Knelpunten in uitvoering van hackbevoegdheid door politie
De nieuwe hackbevoegdheid geeft de politie toegang tot versleutelde gegevens van verdachten in opsporingsonderzoeken naar ernstige strafbare feiten. Dat was vóór de komst van de nieuwe bevoegdheid niet goed mogelijk. Er is wel een aantal knelpunten in de uitvoering. Dat blijkt uit het WODC-rapport ‘De hackbevoegdheid in de praktijk’ waarin het proces rondom de uitvoering van de hackbevoegdheid in de eerste twee jaar geëvalueerd is.
Sinds 1 maart 2019 beschikt de politie over een hackbevoegdheid. Onder bepaalde voorwaarden mag een specialistisch team van de Nationale politie apparaten van verdachten, zoals telefoons en servers, heimelijk en op afstand binnendringen en daarin gegevens verzamelen. De opgehaalde gegevens kunnen worden gebruikt in tactische opsporingsonderzoeken. In de afgelopen twee jaar (periode maart 2019 tot en met maart 2021) zijn in 26 opsporingsonderzoeken bevelen afgegeven om een apparaat te hacken.

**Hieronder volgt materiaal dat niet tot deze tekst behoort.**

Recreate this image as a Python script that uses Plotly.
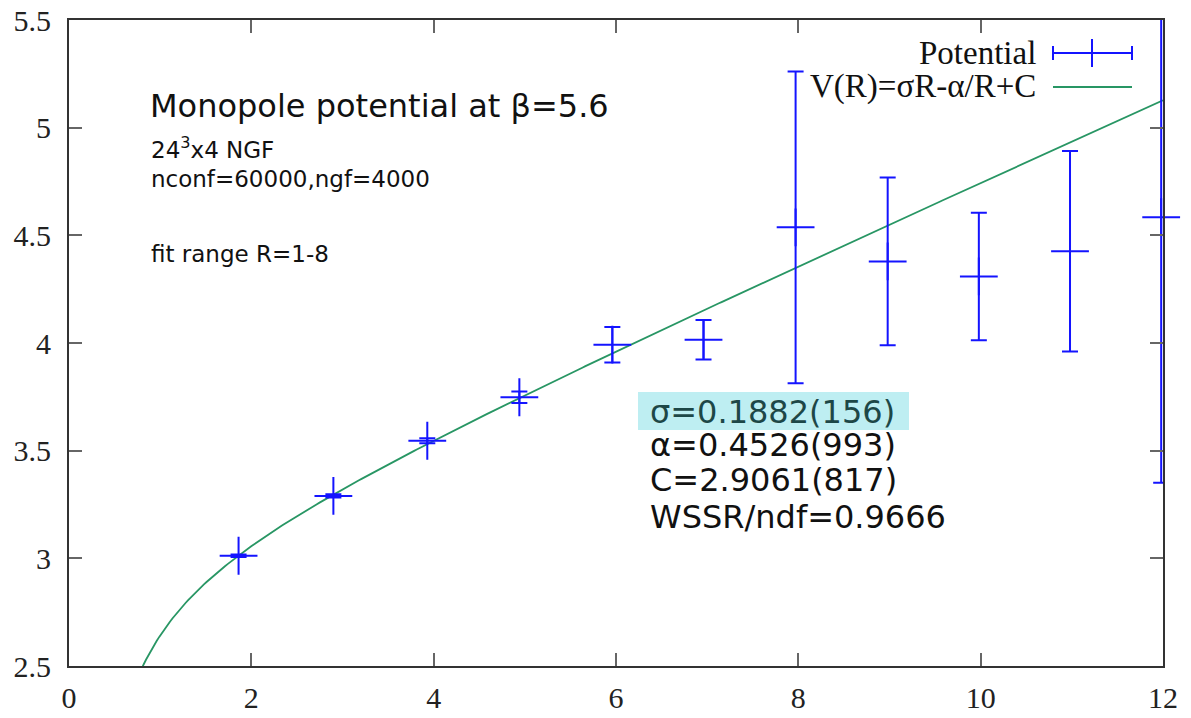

Daarbij ging het voornamelijk om zwaardere vormen van traditionele criminaliteit zoals moord- en doodslag en drugsgerelateerde criminaliteit.
Knelpunt hacken op afstand
Het is de bedoeling dat de politie de hackbevoegdheid heimelijk en op afstand inzet. In de praktijk is het soms nodig om op locatie, in de buurt van een apparaat, aanwezig te zijn om binnen te kunnen dringen. De wetgever lijkt met deze optie geen rekening te hebben gehouden. Om toch in de buurt van een apparaat te kunnen komen, heeft de politie daarom behoefte aan een steunbevoegdheid. Zo’n bevoegdheid verschaft de politie nabijheid tot een apparaat als dat nodig blijkt te zijn.
Aanschaf aparte licenties
Een voorbeeld van een ander knelpunt in de uitvoering is de aanschaf van licenties voor commerciële softwareproducten die de politie gebruikt. Om binnen te komen op een apparaat maakt zo’n product gebruik van kwetsbaarheden die nog onbekend zijn. Kwetsbaarheden zijn zwakke plekken in hard- en software die ervoor kunnen zorgen dat het voor derden mogelijk wordt om een apparaat binnen te komen. De politie mag dit soort producten aanschaffen die dit soort kwetsbaarheden benutten. Wel is afgesproken dat zij bij elk opsporingsonderzoek opnieuw een licentie moet kopen. Dit om te voorkomen dat de handel in dit soort kwetsbaarheden wordt gestimuleerd. De aangeschafte software is de afgelopen twee jaar veel gebruikt en de politie acht het gebruik hiervan onmisbaar. Daardoor wordt inmiddels meer geld betaald dan hoogstwaarschijnlijk nodig zou zijn. Als op eenzelfde manier gewerkt blijft worden, is het goed de afspraak per zaak een aparte licentie aan te schaffen tegen het licht te houden. Daarbij is het nodig meer aandacht te hebben voor de wijze waarop met deze software betrouwbare, integere en herleidbare gegevensverzameling gewaarborgd kan worden. Dat is nu nog niet het geval.
Meldplicht
Ook de meldplicht van onbekende kwetsbaarheden is een knelpunt. Uit de nieuwe wet volgt dat de politie zo’n kwetsbaarheid uiteindelijk moet melden. Het idee achter de meldplicht is dat de kwetsbaarheid verholpen kan worden om zo de veiligheid van het internet toe te laten nemen. De meldplicht geldt echter ook voor kwetsbaarheden in apparaten die specifiek gemaakt zijn voor en door personen met criminele intenties. Dat betekent dat deze personen uiteindelijk op de hoogte moeten worden gesteld dat in hun apparaat, vrijwel alleen gebruikt voor criminele doeleinden, zich een kwetsbaarheid bevindt. Dit roept de vraag op in hoeverre het melden van dit soort kwetsbaarheden zorgt voor meer veiligheid. Het lijkt er eerder op dat personen met criminele intenties in dit soort gevallen juist de gelegenheid krijgen om hun afscherming beter op orde te brengen. Verder blijkt dat de meldplicht internationale politiesamenwerking kan bemoeilijken, omdat het gebruik van deze kwetsbaarheden in sommige landen staatsgeheim is. Ook dat roept de vraag op of de meldplicht zoals die nu in Nederland geldt veiligheidsbevorderend werkt. Daarom is het van belang de bestaande meldplicht nader onder de loep te nemen.